Count the lines containing "this" in the entries underneath, and state that count without anything else.

(Entries with chart source code)
Begin
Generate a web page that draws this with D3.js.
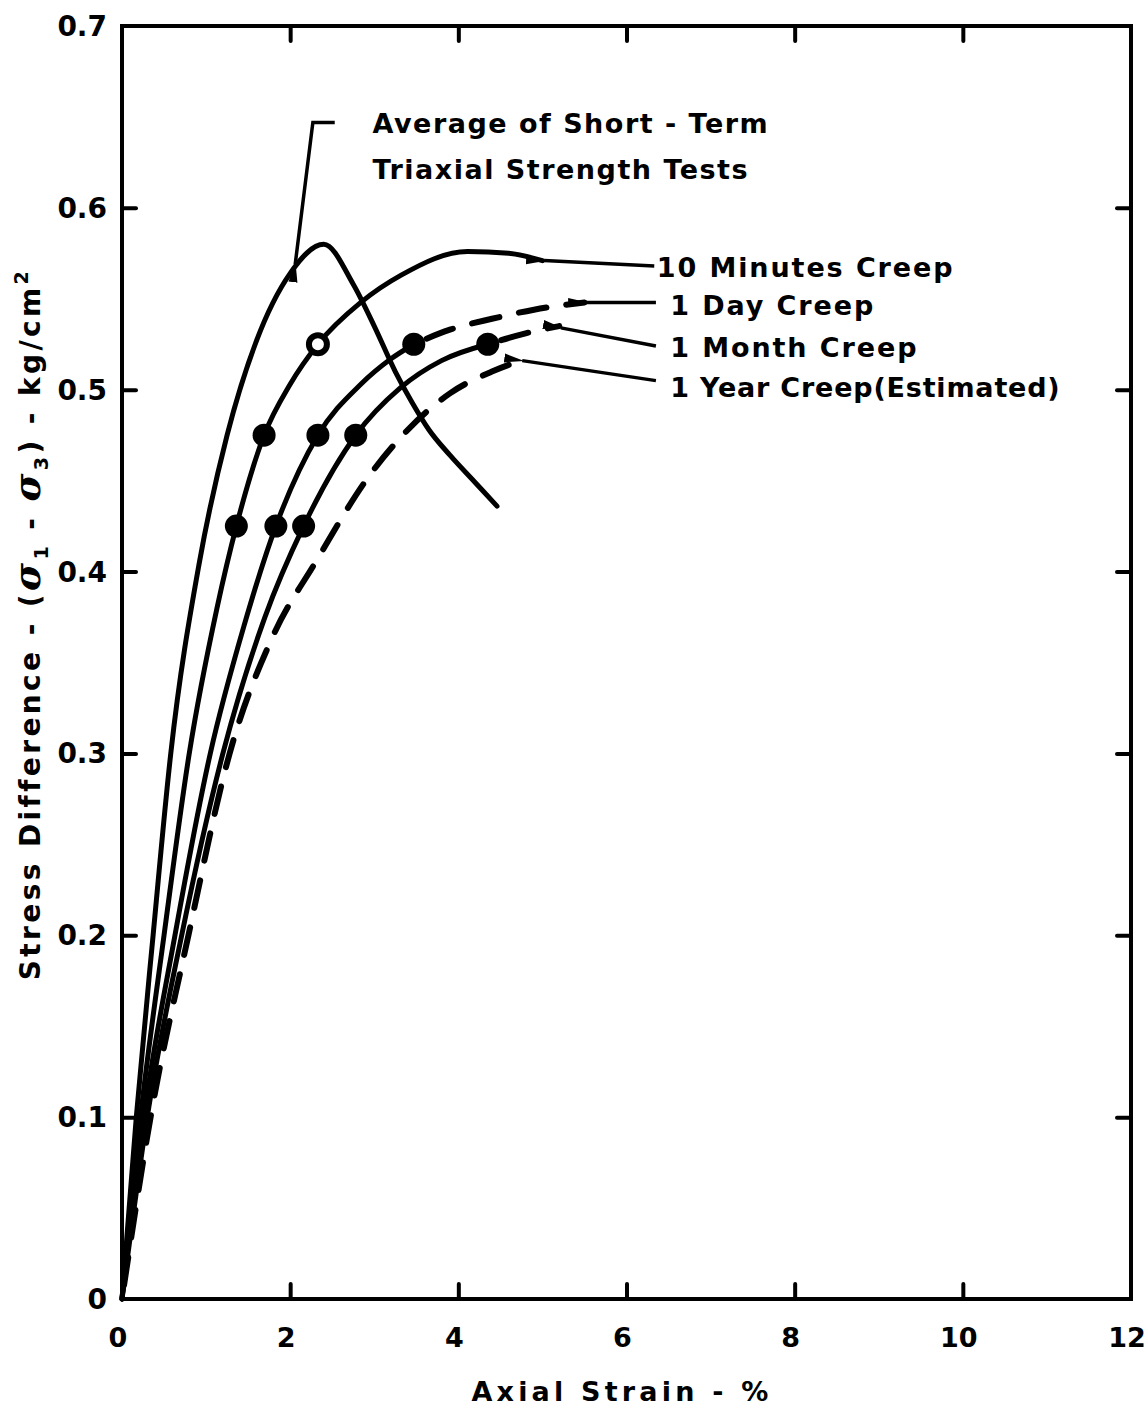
<!DOCTYPE html>
<html>
<head>
<meta charset="utf-8">
<script src="https://cdn.jsdelivr.net/npm/d3@7"></script>
<style>
  html, body { margin: 0; padding: 0; background: #fff; }
  svg { display: block; }
  text { font-family: "DejaVu Sans", sans-serif; fill: #000; }
</style>
</head>
<body>
<svg id="chart" width="1146" height="1410"></svg>
<script>
// ---------- data ----------
const xTicks = [0, 2, 4, 6, 8, 10, 12];
const xTickLabels = ["0", "2", "4", "6", "8", "10", "12"];
const yTicks = [0, 0.1, 0.2, 0.3, 0.4, 0.5, 0.6, 0.7];
const yTickLabels = ["0", "0.1", "0.2", "0.3", "0.4", "0.5", "0.6", "0.7"];

// [axial strain %, stress difference kg/cm2]
const shortTerm = [[0,0],[0.17,0.1],[0.37,0.2],[0.58,0.3],[0.92,0.405],[1.25,0.475],[1.6,0.527],[2.0,0.564],[2.4,0.58],[2.75,0.558],[3.0,0.535],[3.25,0.51],[3.45,0.493],[3.65,0.478],[3.9,0.464],[4.2,0.449],[4.46,0.436]];
const tenMinutes = [[0,0],[0.22,0.1],[0.5,0.2],[0.8,0.3],[1.13,0.38],[1.36,0.425],[1.69,0.475],[2.0,0.503],[2.33,0.525],[2.84,0.548],[3.32,0.563],[4.11,0.576],[4.6,0.575],[5.0,0.571]];
const oneDay = [[0,0],[0.26,0.1],[0.63,0.2],[1.05,0.3],[1.45,0.37],[1.83,0.425],[2.33,0.475],[2.84,0.503],[3.2,0.517],[3.47,0.525]];
const oneDayDashed = [[3.47,0.525],[3.9,0.533],[4.4,0.539],[4.9,0.544],[5.5,0.548]];
const oneMonth = [[0,0],[0.3,0.1],[0.71,0.2],[1.2,0.3],[1.7,0.375],[2.16,0.425],[2.78,0.475],[3.31,0.501],[3.8,0.516],[4.35,0.525]];
const oneMonthDashed = [[4.35,0.525],[4.8,0.531],[5.2,0.535]];
const oneYear = [[0,0],[0.34,0.1],[0.79,0.2],[1.28,0.3],[1.8,0.365],[2.3,0.405],[2.93,0.452],[3.4,0.478],[3.9,0.498],[4.4,0.51],[4.74,0.516]];

const solidDots = [[1.36,0.425],[1.69,0.475],[1.83,0.425],[2.33,0.475],[3.47,0.525],[2.16,0.425],[2.78,0.475],[4.35,0.525]];
const openDots = [[2.33,0.525]];

// annotation labels and leader lines (data units)
const labels = [
  {text: "10 Minutes Creep", x: 6.36, y: 0.568, leader: [[6.33,0.568],[5.02,0.571]]},
  {text: "1 Day Creep", x: 6.52, y: 0.547, leader: [[6.35,0.548],[5.52,0.548]]},
  {text: "1 Month Creep", x: 6.52, y: 0.524, leader: [[6.35,0.524],[5.22,0.534]]},
  {text: "1 Year Creep(Estimated)", x: 6.52, y: 0.502, leader: [[6.35,0.505],[4.76,0.516]]}
];
const shortLabel = ["Average of Short - Term", "Triaxial Strength Tests"];
const shortLeader = [[2.53,0.647],[2.27,0.647],[2.06,0.569]];

// ---------- chart ----------
const svg = d3.select("#chart");
const x = d3.scaleLinear().domain([0, 12]).range([122, 1131]);
const y = d3.scaleLinear().domain([0, 0.7]).range([1299, 26]);

// arrow marker
svg.append("defs").append("marker")
  .attr("id", "arrow").attr("viewBox", "0 0 20 10").attr("refX", 2).attr("refY", 5)
  .attr("markerWidth", 20).attr("markerHeight", 10).attr("markerUnits", "userSpaceOnUse")
  .attr("orient", "auto-start-reverse")
  .append("path").attr("d", "M0,5 L20,0.5 L20,9.5 Z").attr("fill", "#000");

// frame
svg.append("rect")
  .attr("x", x(0)).attr("y", y(0.7))
  .attr("width", x(12) - x(0)).attr("height", y(0) - y(0.7))
  .attr("fill", "none").attr("stroke", "#000").attr("stroke-width", 4);

// axes with inward ticks
const axisStyle = g => {
  g.select(".domain").remove();
  g.selectAll(".tick line").attr("stroke", "#000").attr("stroke-width", 4).attr("stroke-linecap", "round");
};
svg.append("g").attr("transform", `translate(0,${y(0)})`)
  .call(d3.axisBottom(x).tickValues(xTicks.slice(1, -1)).tickSize(-15).tickFormat(""))
  .call(axisStyle);
svg.append("g").attr("transform", `translate(0,${y(0.7)})`)
  .call(d3.axisTop(x).tickValues(xTicks.slice(1, -1)).tickSize(-15).tickFormat(""))
  .call(axisStyle);
svg.append("g").attr("transform", `translate(${x(0)},0)`)
  .call(d3.axisLeft(y).tickValues(yTicks.slice(1, -1)).tickSize(-14).tickFormat(""))
  .call(axisStyle);
svg.append("g").attr("transform", `translate(${x(12)},0)`)
  .call(d3.axisRight(y).tickValues(yTicks.slice(1, -1)).tickSize(-14).tickFormat(""))
  .call(axisStyle);

// tick labels
svg.append("g").selectAll("text").data(xTicks).join("text")
  .attr("x", d => x(d) - 4).attr("y", y(0) + 48)
  .attr("text-anchor", "middle").attr("font-size", 27).attr("font-weight", "bold")
  .text((d, i) => xTickLabels[i]);
svg.append("g").selectAll("text").data(yTicks).join("text")
  .attr("x", x(0) - 15).attr("y", d => y(d) + 10)
  .attr("text-anchor", "end").attr("font-size", 28).attr("font-weight", "bold")
  .text((d, i) => yTickLabels[i]);

// axis titles
svg.append("text")
  .attr("x", 622).attr("y", 1401)
  .attr("text-anchor", "middle").attr("font-size", 27).attr("font-weight", "bold")
  .attr("letter-spacing", 4.2)
  .text("Axial Strain - %");

const yl = svg.append("text")
  .attr("transform", "translate(40,624) rotate(-90)")
  .attr("text-anchor", "middle").attr("font-size", 28).attr("font-weight", "bold")
  .attr("letter-spacing", 3.4);
yl.append("tspan").text("Stress Difference - (");
yl.append("tspan").attr("font-style", "italic").attr("font-size", 38).attr("font-family", "DejaVu Serif").text("σ");
yl.append("tspan").attr("font-size", 19).attr("dy", 8).text("1");
yl.append("tspan").attr("dy", -8).text(" - ");
yl.append("tspan").attr("font-style", "italic").attr("font-size", 38).attr("font-family", "DejaVu Serif").text("σ");
yl.append("tspan").attr("font-size", 19).attr("dy", 8).text("3");
yl.append("tspan").attr("dy", -8).text(") - kg/cm");
yl.append("tspan").attr("font-size", 19).attr("dy", -12).text("2");

// curves
const line = d3.line().x(d => x(d[0])).y(d => y(d[1])).curve(d3.curveMonotoneX);
const solid = [shortTerm, tenMinutes, oneDay, oneMonth];
svg.append("g").selectAll("path").data(solid).join("path")
  .attr("d", line).attr("fill", "none").attr("stroke", "#000")
  .attr("stroke-width", 5).attr("stroke-linecap", "round").attr("stroke-linejoin", "round");
const dashed = [oneDayDashed, oneMonthDashed, oneYear];
svg.append("g").selectAll("path").data(dashed).join("path")
  .attr("d", line).attr("fill", "none").attr("stroke", "#000")
  .attr("stroke-width", 6).attr("stroke-dasharray", "28 20").attr("stroke-dashoffset", -14)
  .attr("stroke-linecap", "round");

// dots
svg.append("g").selectAll("circle").data(solidDots).join("circle")
  .attr("cx", d => x(d[0])).attr("cy", d => y(d[1])).attr("r", 11.5).attr("fill", "#000");
svg.append("g").selectAll("circle").data(openDots).join("circle")
  .attr("cx", d => x(d[0])).attr("cy", d => y(d[1])).attr("r", 9)
  .attr("fill", "#fff").attr("stroke", "#000").attr("stroke-width", 6);

// leaders
const straight = d3.line().x(d => x(d[0])).y(d => y(d[1]));
svg.append("g").selectAll("path").data(labels).join("path")
  .attr("d", d => straight(d.leader)).attr("fill", "none").attr("stroke", "#000")
  .attr("stroke-width", 3.5).attr("marker-end", "url(#arrow)");
svg.append("path").attr("d", straight(shortLeader)).attr("fill", "none")
  .attr("stroke", "#000").attr("stroke-width", 3.5).attr("marker-end", "url(#arrow)");

// label texts
svg.append("g").selectAll("text").data(labels).join("text")
  .attr("x", d => x(d.x)).attr("y", d => y(d.y) + 11)
  .attr("font-size", 27).attr("font-weight", "bold")
  .attr("letter-spacing", (d, i) => i === 3 ? 0.8 : 1.9)
  .text(d => d.text);
svg.append("g").selectAll("text").data(shortLabel).join("text")
  .attr("x", x(2.98)).attr("y", (d, i) => y(0.647) + 11 + i * 46)
  .attr("font-size", 27).attr("font-weight", "bold").attr("letter-spacing", 1.5)
  .text(d => d);
</script>
</body>
</html>
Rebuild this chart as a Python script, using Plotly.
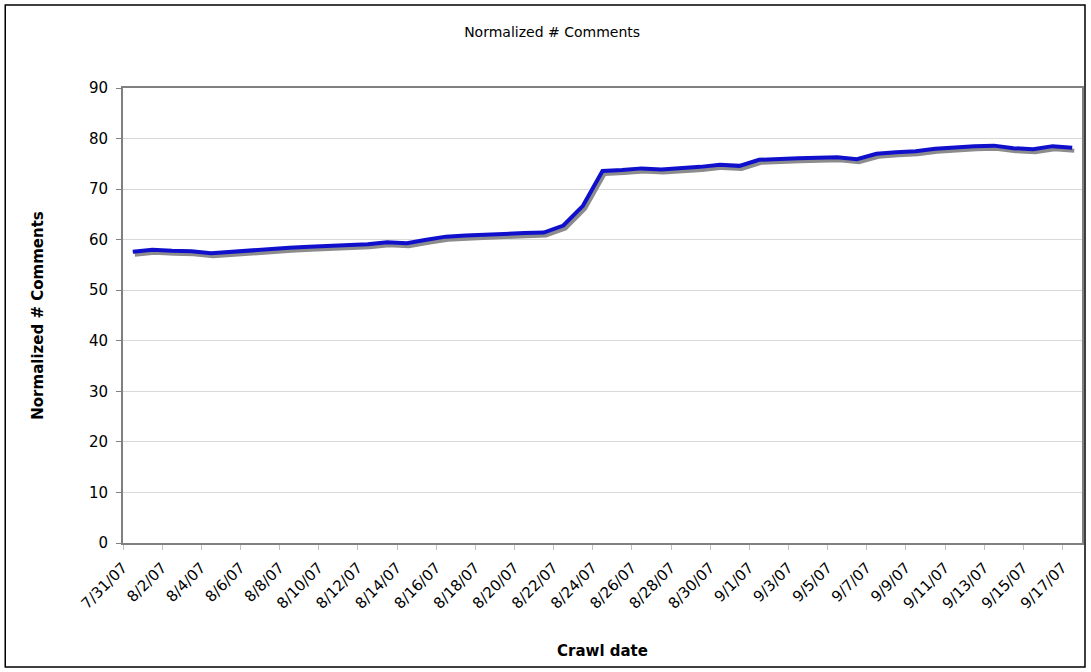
End
__Worked answer__
2